4. Estimate a multiple regression model to analyse the relationship between:
Expected salary and all other variables, such as three software skills, the two job types (data analysts and data engineers), and the minimum salary. You are required to produce one multiple regression output.
This section includes an analysis of the statistical significance of various factors in the model. Highlight the key factors that the multiple regression reveals as being the driver of Expected Salary.
Your answer to this question should be approximately 1 to 1.5 pages. (15 marks)
5. Based on the statistical analysis and results in questions 1 to 4, draw conclusions on the following:
a). All factors associated with Expected Salary.
b). The importance of software skills for different job types
c). Recommendations for job seekers to improve their ability to obtain higher-paying employment.
Your answer to this question should be approximately 1 to 1.5 pages. (20 marks)
Assignment marks
The maximum total mark for the assignment is 175. Your total score will be composed of two parts:
• Final assignment report (Questions 1-5): maximum marks of 75.
• Presentation: a maximum mark of 100
(i).

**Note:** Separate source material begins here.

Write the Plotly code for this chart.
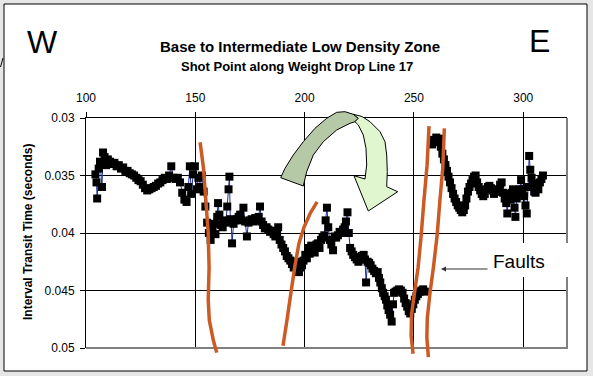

Week 4 checkpoint - 20 (staff: 10 & peer to peer evaluation: 10)
(ii). Week 7 checkpoint - 30 (staff:15 & peer to peer evaluation:15)
(iii). Week 11 checkpoint - 40 (staff:20 & peer to peer evaluation:20)
Please note that any group member who will not give feedback to other group members will be awarded zero marks.
You will be required to fill in the peer evaluation on Teammates to be eligible for this component.
Please note that the Unit Leader reserves the right to adjust individual report marks based on the peer evaluation. Should the feedback indicate that an individual did not contribute to the group assignment, the reporting mark will be adjusted to zero, implying that the individual’s group assignment contribution to their final grade will be 0%.
Report requirements:
● All answers should be in font size 12pt and 1.5 spacing.
● Plots and tables must be legible, with appropriate labels to aid readers.
● Statistical results need to be summarised in succinct table formats.
● You will lose marks for poor presentation.
Presentation:
Use PowerPoint or other cloud-based apps eg Google slide, Prezi or Visme, etc.
Week 11 Final Assignment submission guidelines
• The link is set up using an Assignment Tool on Moodle. Please submit the group Report/Answers in Word document or PDF.
• If the question has sub-parts, for example, (a), (b) …, please indicate the labels for each part clearly.
• DO NOT click on "submit all and finish" before you finish all questions.
• ONLY 1 attempt is allowed for the Assignment. Group members should appoint one member to submit on behalf of the group.